Historically, German corporate law shunned the idea of an American-style chief executive and an Anglo Saxon board where executives take responsibility for their own business lines. The preferred model was a Vorstand, a statutory managing board that promoted collective responsibility. Ackermann struck a compromise, although at the time it was considered groundbreaking. He became CEO, shrank the Vortsand and created a 12-man group executive committee, which he chaired. The new structure gave the Vorstand a strategy-making role, while the group executive committee, on which Vorstand members also sit, run the bank’s day-to-day operations.



He also severed long-held industrial ties, raising $5.3bn in the process, including the sale of a €1.6bn stake in Munich Re. He eliminated 14,470 jobs (18% of the workforce) and cut costs by one-third by closing retail branches and outsourcing management of the bank’s computer systems and real estate, and built out the bank’s US business. The Bankers Trust $10bn acquisition in 1999 was key in this regard. Although the purchase was not done on his watch (Rolf Breuer was chairman at the time), it provided a launch pad for Ackermann’s global investment banking ambitions.

“In the middle of the last decade, UBS was very profitable and it was the bank that Deutsche measured itself against, but then the financial crisis happened,” says Becker.  Deutsche Bank weathered the storm but did not escape unscathed. Ackermann often claims that the bank did not need a government injection  of capital, but critics note that in fact the bank (along with others) received the equivalent of a back-door bailout from American taxpayers when the US government intervened to prevent the insurer American International Group from collapsing.

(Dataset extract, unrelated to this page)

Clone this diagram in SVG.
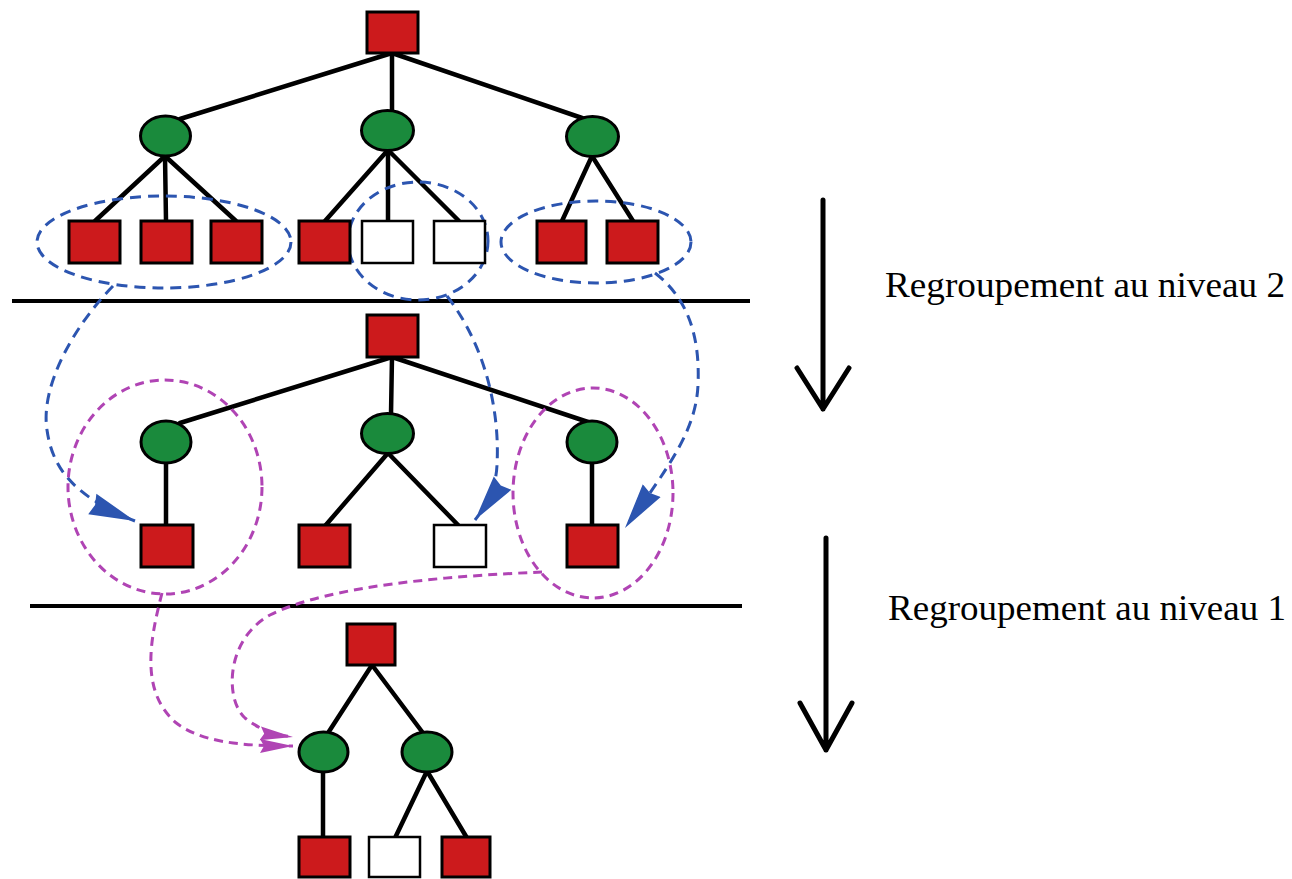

Moreover, the bank faces litigation in the US tied to residential mortgages and in Germany regarding the mis-selling of complex financial products to municipalities. Separately, Ackermann himself is also embroiled in legal wranglings involving a former client, the late Leo Kirsch, and in early November 2011 prosecutors raided the bank’s offices looking for evidence of attempts to mislead the court.

Overall though, Ackermann has won plaudits for the way he has navigated the bank through extremely choppy waters over the past three years. Not everyone has been as happy. “The market capitalisation has more than halved since Ackermann and this has left a bitter taste in shareholder’s mouths,” says Michael Rohr, an analyst at Sylvia Quandt Research GmbH in Frankfurt, with the caveat:  “This has more to do with market conditions. Ackermann has had a strategic vision to transition the bank into a more stable business and has done a very good job with its risk management.”

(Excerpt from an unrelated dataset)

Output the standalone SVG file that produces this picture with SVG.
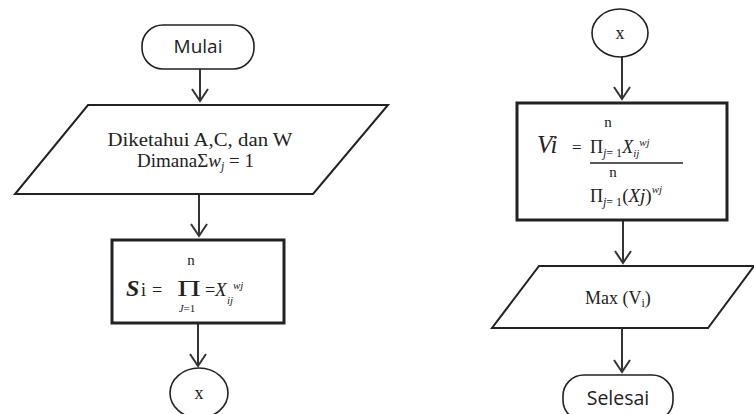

Recent strategy involves a retreat from the investment banking business which contributes roughly 70% of the group’s total pre-tax profit and a return to commercial banking, retail and private banking. Strategic acquisitions are also on the agenda, among them Deutsche Postbank and Sal Oppenheim, Germany’s largest private bank. The bank is now expected to divest its asset management division— except for its profitable DWS retail franchise in Europe and Asia. A sale could raise $4.5bn which would improve the bank’s capital position in light of impending regulation.

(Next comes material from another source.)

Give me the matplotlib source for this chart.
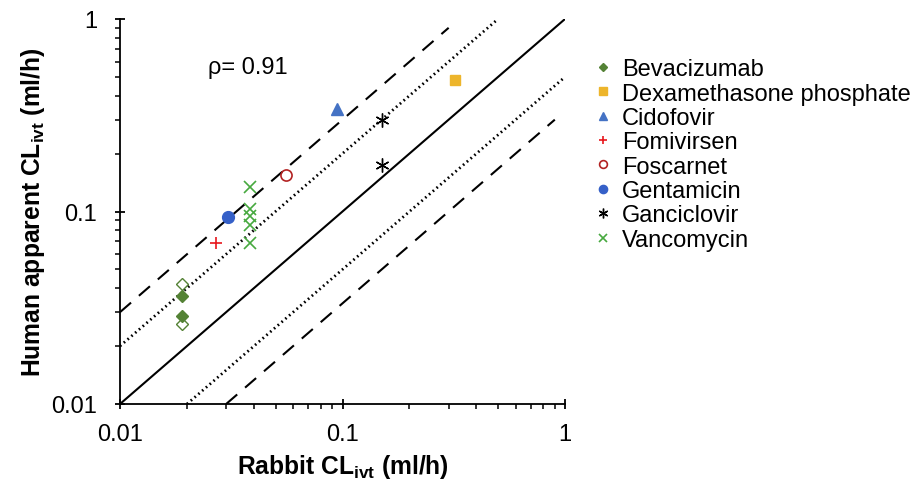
import matplotlib
matplotlib.use('Agg')
import matplotlib.pyplot as plt

plt.rcParams['font.family'] = 'Liberation Sans'
plt.rcParams['mathtext.fontset'] = 'custom'
plt.rcParams['mathtext.rm'] = 'Liberation Sans'
plt.rcParams['mathtext.bf'] = 'Liberation Sans:bold'

# data (rabbit CL, human CL)
drugs = ['Bevacizumab', 'Dexamethasone phosphate', 'Cidofovir', 'Fomivirsen',
         'Foscarnet', 'Gentamicin', 'Ganciclovir', 'Vancomycin']
rabbit = {
    'Bevacizumab': [0.019, 0.019],
    'Dexamethasone phosphate': [0.32],
    'Cidofovir': [0.094],
    'Fomivirsen': [0.027],
    'Foscarnet': [0.056],
    'Gentamicin': [0.0305],
    'Ganciclovir': [0.15, 0.15],
    'Vancomycin': [0.0385, 0.0385, 0.0385, 0.0385, 0.0385],
}
human = {
    'Bevacizumab': [0.0363, 0.0285],
    'Dexamethasone phosphate': [0.48],
    'Cidofovir': [0.34],
    'Fomivirsen': [0.069],
    'Foscarnet': [0.155],
    'Gentamicin': [0.0935],
    'Ganciclovir': [0.30, 0.175],
    'Vancomycin': [0.134, 0.103, 0.095, 0.085, 0.069],
}
# open diamonds (not in legend)
bev_open_x = [0.019, 0.019]
bev_open_y = [0.042, 0.026]

styles = {
    'Bevacizumab': dict(marker='D', color='#548235', ms=6, mfc='#548235'),
    'Dexamethasone phosphate': dict(marker='s', color='#EDB52B', ms=7.5, mfc='#EDB52B'),
    'Cidofovir': dict(marker='^', color='#4472C4', ms=8, mfc='#4472C4'),
    'Fomivirsen': dict(marker='+', color='#E8171D', ms=9, mew=1.2),
    'Foscarnet': dict(marker='o', color='#B22222', ms=8, mfc='none', mew=1.2),
    'Gentamicin': dict(marker='o', color='#3560C8', ms=8.5, mfc='#3560C8'),
    'Ganciclovir': dict(marker=(6, 2, 0), color='black', ms=10, mew=1.0),
    'Vancomycin': dict(marker='x', color='#47A93F', ms=8, mew=1.2),
}

fig = plt.figure(figsize=(9.19, 4.81), dpi=100)
ax = fig.add_axes([120 / 919, 76 / 481, 445 / 919, 385 / 481])

# reference lines
ax.plot([0.01, 1], [0.01, 1], color='black', lw=1.5)
ax.plot([0.01, 0.5], [0.02, 1], color='black', lw=2, ls=(0, (0.6, 1.2)))
ax.plot([0.02, 1], [0.01, 0.5], color='black', lw=2, ls=(0, (0.6, 1.2)))
ax.plot([0.01, 0.3], [0.03, 0.9], color='black', lw=1.5, ls=(0, (7, 5)))
ax.plot([0.03, 0.9], [0.01, 0.3], color='black', lw=1.5, ls=(0, (7, 5)))

ax.plot(bev_open_x, bev_open_y, ls='none', marker='D', ms=6, color='#548235',
        mfc='none', mew=1)

for d in drugs:
    ax.plot(rabbit[d], human[d], ls='none', label=d, **styles[d])

ax.set_xscale('log')
ax.set_yscale('log')
ax.set_xlim(0.01, 1)
ax.set_ylim(0.01, 1)
ax.set_xticks([0.01, 0.1, 1])
ax.set_xticklabels(['0.01', '0.1', '1'])
ax.set_yticks([0.01, 0.1, 1])
ax.set_yticklabels(['0.01', '0.1', '1'])
ax.spines['top'].set_visible(False)
ax.spines['right'].set_visible(False)
ax.spines['left'].set_linewidth(1.3)
ax.spines['bottom'].set_linewidth(1.3)
ax.tick_params(which='major', direction='inout', length=7, width=1.3,
               labelsize=17)
ax.tick_params(axis='y', which='major', pad=13)
ax.tick_params(axis='x', which='major', pad=10)
ax.tick_params(which='minor', direction='out', length=3.5, width=1.1)

ax.set_xlabel(r'Rabbit CL$_{\mathbf{ivt}}$ (ml/h)', fontsize=17.7,
              fontweight='bold', labelpad=5)
ax.set_ylabel(r'Human apparent CL$_{\mathbf{ivt}}$ (ml/h)', fontsize=17.7,
              fontweight='bold', labelpad=3)

ax.text(0.198, 0.875, 'ρ= 0.91', transform=ax.transAxes, fontsize=17,
        va='center')

leg = fig.legend(loc='upper left', bbox_to_anchor=(570 / 919, 1 - 38 / 481),
                 frameon=False, fontsize=17, markerscale=0.7,
                 handlelength=1.0, handletextpad=0.3, labelspacing=0.1)

fig.savefig('out.png', dpi=100)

The strategy is widely regarded as being driven by CEO-in-waiting Anshu Jain who, together with Jürgen Fitschen, will run the bank starting next May. Even so, Ackermann was not supposed to take a back seat in 2012; but now it looks as if he will retire. He was likely caught out by German law, which holds that  a chief executive of a listed company may not become its chairman without a two-year cooling-off period, unless 25% of shareholders endorse the move. In a fickle move of fate, Ackermann may not have received the support he anticipated and was put in an untenable position. Paul Achleitner, currently chief financial officer of insurer Allianz, is now mooted as the next chairman.